Scaling QA with AI: From 2% to 100% Coverage
How a telecom operator transformed QA operations by implementing AI calibration at scale, achieving 80% accuracy while analyzing every customer interaction.
The QA Sampling Trap
Traditional contact center QA operates under a simple economic constraint: it can't manually review every interaction. Most organizations sample 2-5% of calls. This creates blind spots, delayed feedback, and inconsistent quality standards.
A major European telecom operator faced exactly this challenge: 250 million daily AI inferences for customer recommendations, but only 2% of interactions were manually evaluated. They needed to scale QA without proportionally scaling costs.
The challenge: How do you ensure AI-generated outcomes align with human judgment while maintaining quality standards across 100% of interactions?
The AI Calibration Approach
We implemented a systematic calibration framework that enables QA managers to independently optimize AI accuracy without technical assistance:
The Calibration Cycle
- Human benchmark creation. Invite QA analysts to manually evaluate 35+ interactions, establishing a statistical baseline.
- Initial accuracy measurement. Run the AI pipeline against the human benchmark. Measure overall and per-question accuracy.
- Iterative refinement. Introduce keywords and descriptions to improve question interpretation. Re-measure up to 4 times.
- Production deployment. Apply the optimized configuration to automatically analyze 100% of interactions.
Real Business Impact
Critical Success Factors
1. Question design matters
Not all QA questions can be automated with equal accuracy. Questions with clear, objective criteria work best. We learned to identify automatable vs. non-automatable questions early, saving weeks of calibration effort on impossible targets.

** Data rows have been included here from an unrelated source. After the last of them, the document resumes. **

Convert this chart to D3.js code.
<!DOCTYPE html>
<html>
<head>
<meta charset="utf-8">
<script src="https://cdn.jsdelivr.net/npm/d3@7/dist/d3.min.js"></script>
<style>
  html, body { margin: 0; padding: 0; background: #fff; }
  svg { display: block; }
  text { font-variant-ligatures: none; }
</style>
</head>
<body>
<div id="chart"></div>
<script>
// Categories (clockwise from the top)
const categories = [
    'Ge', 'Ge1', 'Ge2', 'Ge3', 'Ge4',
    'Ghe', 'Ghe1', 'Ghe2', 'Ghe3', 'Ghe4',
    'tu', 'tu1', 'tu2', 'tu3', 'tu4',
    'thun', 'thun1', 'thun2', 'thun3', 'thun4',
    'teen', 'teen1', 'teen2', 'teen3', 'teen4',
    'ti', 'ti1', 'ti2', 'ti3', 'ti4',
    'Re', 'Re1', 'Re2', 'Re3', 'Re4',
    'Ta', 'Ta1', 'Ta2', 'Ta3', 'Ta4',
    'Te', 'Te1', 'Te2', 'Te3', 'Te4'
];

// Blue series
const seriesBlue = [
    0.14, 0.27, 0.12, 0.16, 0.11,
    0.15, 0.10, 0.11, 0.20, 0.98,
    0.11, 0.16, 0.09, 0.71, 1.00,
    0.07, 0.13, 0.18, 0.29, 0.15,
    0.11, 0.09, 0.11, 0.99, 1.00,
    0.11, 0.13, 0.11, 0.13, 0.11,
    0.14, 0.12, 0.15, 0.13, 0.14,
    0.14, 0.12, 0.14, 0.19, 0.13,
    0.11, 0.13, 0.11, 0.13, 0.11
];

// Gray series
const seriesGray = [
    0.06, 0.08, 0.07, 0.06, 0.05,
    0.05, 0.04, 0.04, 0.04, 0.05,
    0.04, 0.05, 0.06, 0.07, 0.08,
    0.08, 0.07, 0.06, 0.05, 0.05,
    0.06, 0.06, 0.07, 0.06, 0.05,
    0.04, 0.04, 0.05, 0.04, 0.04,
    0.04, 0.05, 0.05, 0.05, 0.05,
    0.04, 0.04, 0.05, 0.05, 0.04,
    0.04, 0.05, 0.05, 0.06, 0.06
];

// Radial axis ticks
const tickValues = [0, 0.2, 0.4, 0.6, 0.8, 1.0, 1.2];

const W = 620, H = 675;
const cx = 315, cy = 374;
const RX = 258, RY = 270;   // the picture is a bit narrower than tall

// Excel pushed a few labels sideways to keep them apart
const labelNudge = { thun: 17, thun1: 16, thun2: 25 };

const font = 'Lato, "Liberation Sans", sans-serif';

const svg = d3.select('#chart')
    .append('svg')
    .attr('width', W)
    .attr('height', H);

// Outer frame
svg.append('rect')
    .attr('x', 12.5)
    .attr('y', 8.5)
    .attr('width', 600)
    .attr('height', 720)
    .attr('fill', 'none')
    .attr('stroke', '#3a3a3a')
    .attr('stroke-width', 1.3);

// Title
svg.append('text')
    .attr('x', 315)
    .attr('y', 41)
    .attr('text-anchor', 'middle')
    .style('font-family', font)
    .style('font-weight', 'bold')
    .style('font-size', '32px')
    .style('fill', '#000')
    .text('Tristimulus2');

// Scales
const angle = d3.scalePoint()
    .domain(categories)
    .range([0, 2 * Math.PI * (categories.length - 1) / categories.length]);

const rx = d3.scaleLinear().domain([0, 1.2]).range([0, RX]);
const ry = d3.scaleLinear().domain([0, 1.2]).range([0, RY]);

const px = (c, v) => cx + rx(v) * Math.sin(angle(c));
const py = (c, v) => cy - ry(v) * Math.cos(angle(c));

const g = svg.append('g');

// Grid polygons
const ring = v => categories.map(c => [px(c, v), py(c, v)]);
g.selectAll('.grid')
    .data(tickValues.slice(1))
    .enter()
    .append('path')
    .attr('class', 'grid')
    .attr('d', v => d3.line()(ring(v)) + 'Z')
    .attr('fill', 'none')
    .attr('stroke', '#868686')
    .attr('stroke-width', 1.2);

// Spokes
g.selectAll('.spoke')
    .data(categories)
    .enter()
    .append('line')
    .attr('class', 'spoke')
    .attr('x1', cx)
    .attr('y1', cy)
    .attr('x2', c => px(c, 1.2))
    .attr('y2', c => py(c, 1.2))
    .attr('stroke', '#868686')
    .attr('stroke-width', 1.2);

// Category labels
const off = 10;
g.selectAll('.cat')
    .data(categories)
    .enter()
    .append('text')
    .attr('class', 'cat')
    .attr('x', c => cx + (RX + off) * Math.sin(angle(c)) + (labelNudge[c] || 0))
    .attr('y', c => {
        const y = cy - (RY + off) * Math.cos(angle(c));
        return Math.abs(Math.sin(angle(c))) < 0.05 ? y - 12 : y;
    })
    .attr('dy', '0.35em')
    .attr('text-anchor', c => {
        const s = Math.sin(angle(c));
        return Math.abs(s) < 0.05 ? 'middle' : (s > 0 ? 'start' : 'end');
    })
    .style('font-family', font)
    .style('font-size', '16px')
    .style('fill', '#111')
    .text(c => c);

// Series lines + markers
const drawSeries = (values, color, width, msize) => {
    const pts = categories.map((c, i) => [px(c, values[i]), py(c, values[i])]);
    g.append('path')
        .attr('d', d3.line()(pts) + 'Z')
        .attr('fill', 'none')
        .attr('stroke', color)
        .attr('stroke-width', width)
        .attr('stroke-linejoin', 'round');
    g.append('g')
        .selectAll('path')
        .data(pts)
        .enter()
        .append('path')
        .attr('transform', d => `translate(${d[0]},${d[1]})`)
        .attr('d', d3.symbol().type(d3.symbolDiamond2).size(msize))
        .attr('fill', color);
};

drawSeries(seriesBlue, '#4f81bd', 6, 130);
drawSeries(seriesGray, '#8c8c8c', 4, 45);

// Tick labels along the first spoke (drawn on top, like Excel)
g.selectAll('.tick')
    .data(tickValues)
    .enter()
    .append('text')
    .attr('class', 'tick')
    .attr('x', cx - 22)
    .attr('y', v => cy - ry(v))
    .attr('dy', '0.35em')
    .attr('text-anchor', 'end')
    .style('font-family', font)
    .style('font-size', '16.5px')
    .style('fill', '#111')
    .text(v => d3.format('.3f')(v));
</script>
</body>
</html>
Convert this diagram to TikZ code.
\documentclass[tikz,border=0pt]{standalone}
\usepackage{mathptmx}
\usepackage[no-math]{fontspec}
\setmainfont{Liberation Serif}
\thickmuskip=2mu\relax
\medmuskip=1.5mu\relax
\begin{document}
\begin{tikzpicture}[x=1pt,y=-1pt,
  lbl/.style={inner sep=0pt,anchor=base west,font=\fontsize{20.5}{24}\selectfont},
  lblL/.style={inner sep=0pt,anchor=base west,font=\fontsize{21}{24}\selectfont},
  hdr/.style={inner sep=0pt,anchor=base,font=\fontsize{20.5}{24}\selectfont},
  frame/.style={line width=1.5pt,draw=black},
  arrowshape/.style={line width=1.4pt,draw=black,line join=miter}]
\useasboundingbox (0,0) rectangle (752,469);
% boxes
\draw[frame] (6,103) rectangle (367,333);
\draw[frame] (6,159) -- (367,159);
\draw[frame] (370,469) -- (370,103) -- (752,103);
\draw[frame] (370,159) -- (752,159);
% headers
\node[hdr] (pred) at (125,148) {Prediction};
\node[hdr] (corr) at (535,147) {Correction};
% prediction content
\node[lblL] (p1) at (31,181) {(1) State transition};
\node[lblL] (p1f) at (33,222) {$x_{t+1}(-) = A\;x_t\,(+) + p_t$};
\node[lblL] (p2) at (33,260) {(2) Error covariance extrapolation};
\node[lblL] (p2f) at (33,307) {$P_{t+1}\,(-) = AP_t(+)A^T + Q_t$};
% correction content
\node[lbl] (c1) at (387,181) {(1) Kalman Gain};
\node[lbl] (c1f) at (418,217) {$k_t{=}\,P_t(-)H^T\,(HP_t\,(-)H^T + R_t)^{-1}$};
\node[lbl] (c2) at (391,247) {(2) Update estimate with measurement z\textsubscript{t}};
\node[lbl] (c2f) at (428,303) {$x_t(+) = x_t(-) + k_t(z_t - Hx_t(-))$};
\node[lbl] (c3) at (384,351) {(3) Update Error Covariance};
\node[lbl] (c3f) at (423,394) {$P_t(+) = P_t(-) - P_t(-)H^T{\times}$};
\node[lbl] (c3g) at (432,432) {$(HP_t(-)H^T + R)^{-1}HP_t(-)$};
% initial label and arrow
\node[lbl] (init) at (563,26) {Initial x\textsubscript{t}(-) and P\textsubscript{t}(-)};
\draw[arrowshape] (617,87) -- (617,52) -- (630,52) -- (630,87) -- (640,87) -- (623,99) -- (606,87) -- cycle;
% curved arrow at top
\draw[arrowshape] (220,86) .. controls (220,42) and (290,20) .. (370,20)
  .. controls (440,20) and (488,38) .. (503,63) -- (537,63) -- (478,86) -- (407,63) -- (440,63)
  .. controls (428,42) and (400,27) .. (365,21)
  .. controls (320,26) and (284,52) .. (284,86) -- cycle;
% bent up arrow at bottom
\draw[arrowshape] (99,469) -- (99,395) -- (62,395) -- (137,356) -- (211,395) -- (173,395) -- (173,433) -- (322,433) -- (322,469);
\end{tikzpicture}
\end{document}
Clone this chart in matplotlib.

2. Human benchmark quality over quantity
The initial instinct is to collect thousands of human evaluations. But statistical significance arrives faster than expected: 35 well-distributed evaluations from experienced analysts deliver more value than 500 inconsistent reviews.
Calibration accuracy depends more on evaluator consistency than sample size. Quality beats quantity.
3. Normalization prevents false signals
Early implementations suffered from a subtle but critical flaw: scores included non-automatable questions, unfairly penalizing the AI. The fix: normalize scores to automatable and required questions only. This single change improved perceived accuracy by 15-20 percentage points.
Implementation Roadmap
| Day | Phase | Activities |
|---|---|---|
| 1 | Form design & planning | Design QA forms with automation in mind. Identify automatable questions. Select evaluators and interaction samples. |
| 2-4 | Benchmark collection | QA analysts complete evaluations in parallel. Minimum 35 interactions, ensuring statistical significance. |
| 5 | Calibration & refinement | Measure AI vs. human accuracy. Introduce keywords/descriptions. Re-measure (up to 4 iterations). |
| 6-7 | Production deployment | Deploy optimized configuration. Monitor accuracy continuously. Analyze 100% of interactions. |
The Token Economics Challenge
With 250 million daily inferences, token consumption becomes a material cost. We implemented prompt caching, structured outputs, and efficient prompt engineering, reducing costs by 68% while maintaining accuracy.
What We Got Wrong Initially
- Unlimited calibration attempts. Allowing infinite re-measurements led to over-optimization. Limiting to 4 cycles forces better question design upfront.
- Ignoring non-technical users. Complex metrics confused QA managers. We simplified to accuracy %, high/medium/low labels, and clear next actions.
- No progress visibility. Showing accuracy evolution across calibration cycles dramatically increased user trust and adoption.
The Bottom Line
AI-driven QA is no longer experimental. With proper calibration, it delivers consistent accuracy at scale. The key is treating calibration as a systematic process, not a one-time exercise.
Organizations implementing this framework analyze every interaction while maintaining quality standards, fundamentally changing the economics of customer service excellence.